India-focused hedge funds could be on track to ending the year on a positive note. The Eureka Hedge Fund index for India-focused funds has risen 7.4 per cent so far this year, compared with a 25 per cent fall in 2011. September was the second-best month for India hedge funds, after January. In September, the index rose eight per cent, marginally outperforming key equity benchmarks.
The index is based on the net asset value (NAV) reported by 19 per cent of India hedge funds to Eureka. Experts say this is set to improve, as more data pours in. In September, the benchmark Sensex gained 7.6 per cent and the rupee rose 4.8 per cent against the dollar, aiding foreign investors who secured positions in India at lower levels this year.
Hedge funds focused on China rose about 3.3 per cent in September, based on the NAV of 19 per cent funds, and 3.9 per cent on a year-to-date (YTD) basis. In 2011, the China index of Eureka Hedge fell 13.17 per cent. This year, Korea and Japan funds gave negative returns. So far this year, Taiwan is the only Asian country where hedge funds have performed better than in India; the YTD Eureka Hedge index for Taiwan funds rose 13.9 per cent. The Eureka Emerging Market index for hedge funds rose about five per cent this year.
“These September returns would raise inflows to India hedge funds,” said Samir Arora of Singapore-based Helios Capital. He added though there were some inflows in India funds in the past few months, these were not on a big scale.
|Region-wise year to date performance (%)|
|Source: Eureka Hedge|
An analyst with Eureka Hedge said the Indian hedge fund sector had stagnated at $3-4 billion, as it had seen negative flows in 2011. This year, too, flows have been negative but not as significant as last year. So far this year, emerging market hedge funds have seen $2 billion of outflows, the analyst added.
The hedge fund sector, earlier overshadowed by launches of exchange-traded funds (ETFs), is back on the recovery path. Though the ETF structure is as vague as that of hedge funds, the latter has been criticised since 2008 for aggressive short-selling strategies that had pushed global markets to historical low levels.
“Even last year, hedge funds had outperformed ETFs by a massive margin.

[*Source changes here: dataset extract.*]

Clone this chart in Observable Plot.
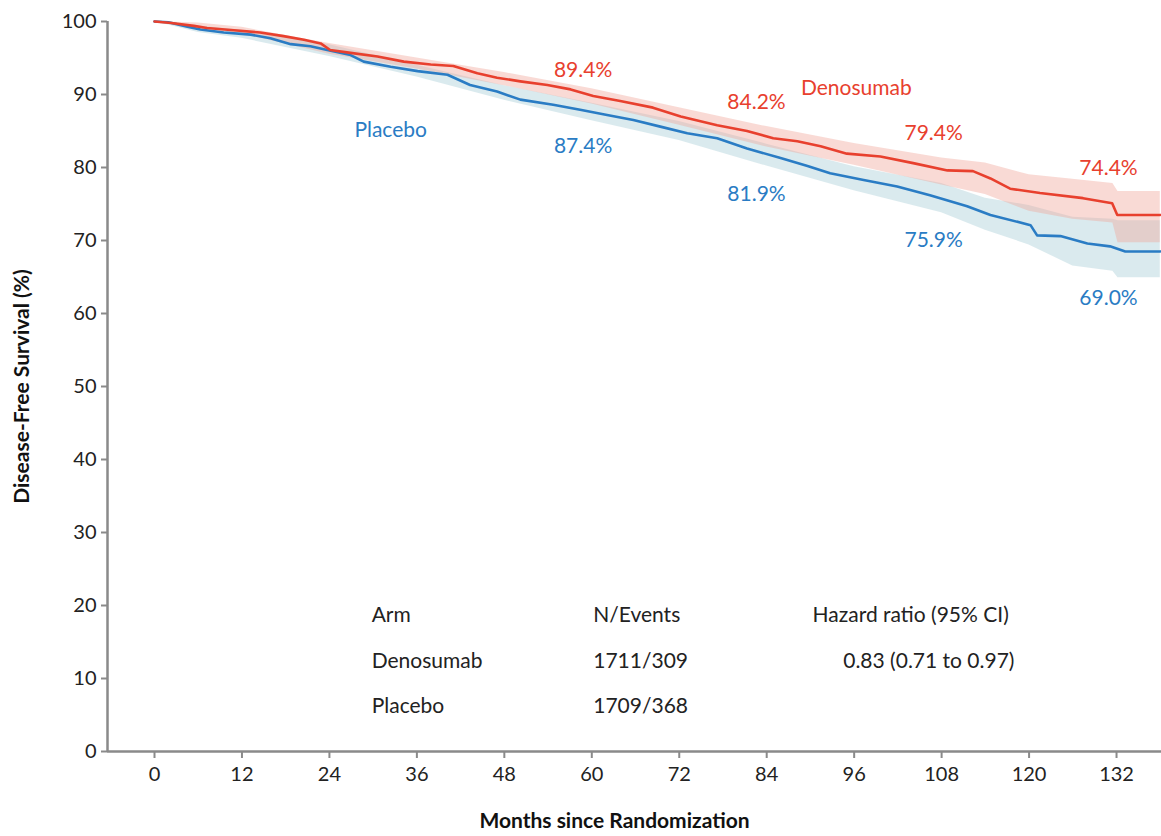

So, investors will realise where to put their money,” Arora said.
In 2010, while the Eureka index of India hedge funds fell 25 per cent, ETFs lost 40 per cent of their NAV (the Morgan Stanley India Index fell about 38 per cent and almost all India ETFs are pegged to this index; they also charge a fee of 1-1.5 per cent). Yet, while ETFs grew in number, many hedge fund managers had to close shop, as investors turned hostile and regulators became wary. Hedge funds provide absolute returns, and these have significantly outperformed underlying markets in the past couple of years, as globally, their investment theme was defensive.
Experts say in the past year, large macro hedge funds were set up in Asia. Together, these attracted $25 billion in the first few months this year. Most emerging market hedge funds are focused on equity, or play with an equity-investing mandate. Of these, 55 per cent are focused on equities and 12-14 per cent on commodities. Experts say the remaining are exposed to different asset classes.
Besides Helios Capital, India-focused offshore funds include Avatar Investment Manage-ment, India Deep Value Fund, HFG India Continuum Funds, Fair Value and Indea Capital Pte, among others.